Jurisdiction awareness

Even among English speaking jurisdictions, recordkeeping expectations, privacy obligations, and organisational governance practices differ. The safest operational approach is to apply consistent controls: explicit purpose definition, risk classification, controlled distribution of drafts, secure handling of final transcripts, and documented QA rules.

Bias and fairness in sensitive contexts

In HR, legal, and research environments, systematic errors can distort representation of certain speakers, accents, or language styles. Human review helps reduce the risk that the transcript introduces unintentional bias through misrecognition, misattribution, or missing qualifiers.

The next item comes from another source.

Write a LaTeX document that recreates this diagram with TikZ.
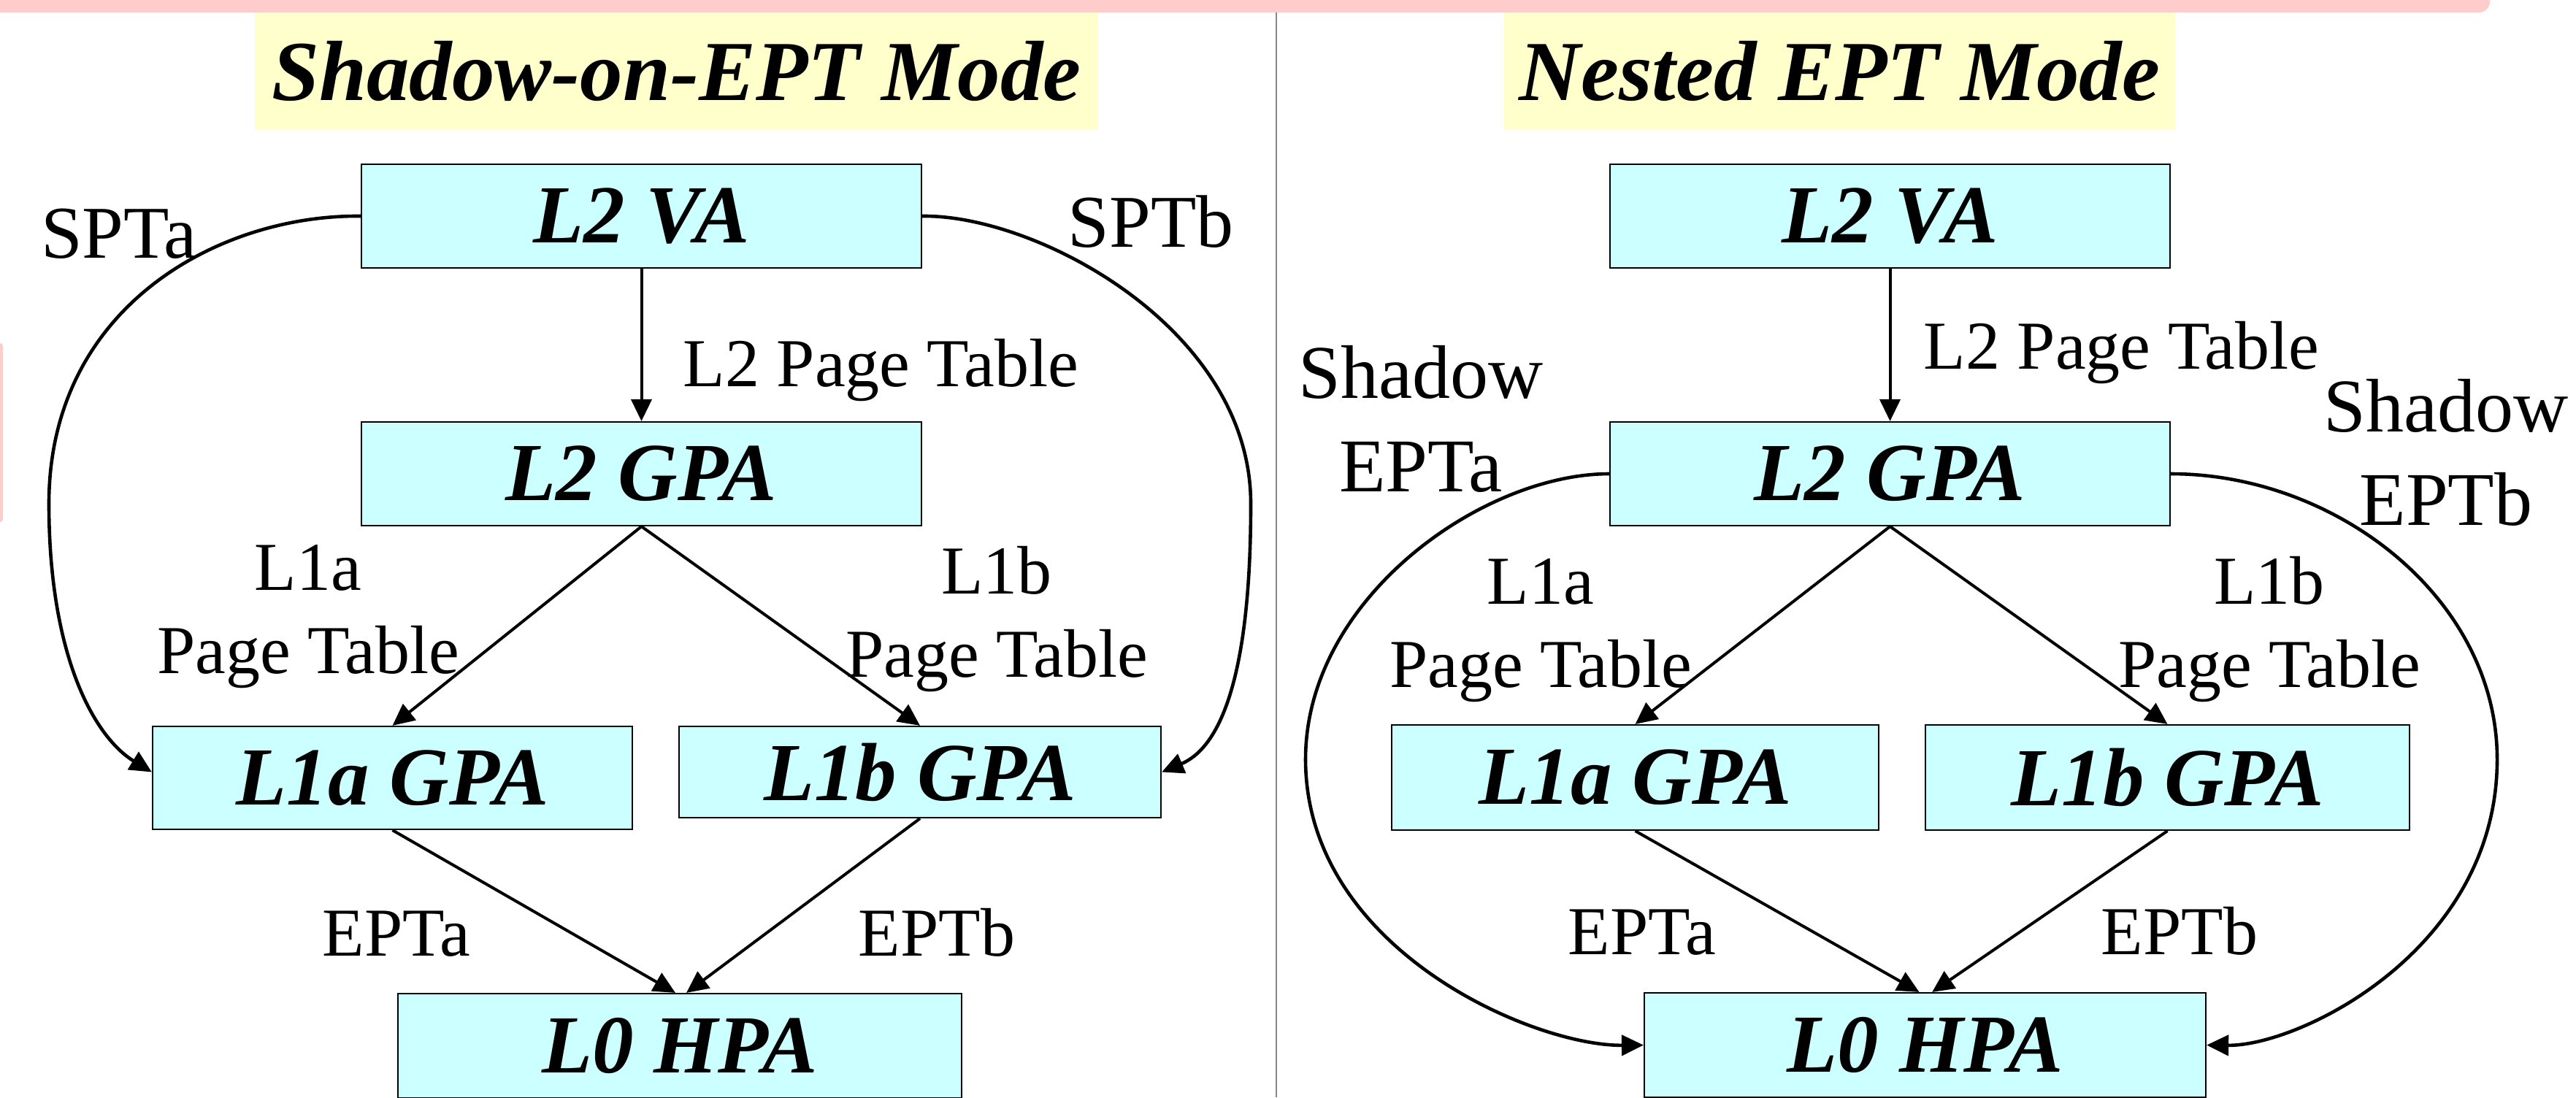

For a deeper internal discussion of how quality standards and checks are typically defined, the following internal resource provides useful context on transcription quality assurance: Transcription Quality Assurance

A single neutral reference point to the broader organisational context of transcription as a controlled information handling activity is available at: Way With Words

External reference for information security standard context: ISO/IEC 27001 information security management systems standard

Conclusion

Hybrid transcription is not a compromise between AI and humans. It is a structured way to manage risk while retaining the speed and scale benefits of automation. A hybrid transcription workflow uses AI to produce an initial draft quickly, then applies human in the loop transcription to correct high impact errors and preserve meaning. Transcription quality assurance turns this into a repeatable, defensible standard by defining quality targets, applying consistent checks, and aligning handling controls to confidentiality and governance needs.

The practical advantage is clear: organisations can move fast where speed is safe, and apply deeper review where accuracy, accountability, and trust matter. In the environments where transcripts shape decisions, records, and analyses, that blend of speed and reliability is not a nice to have. It is the basis of dependable documentation.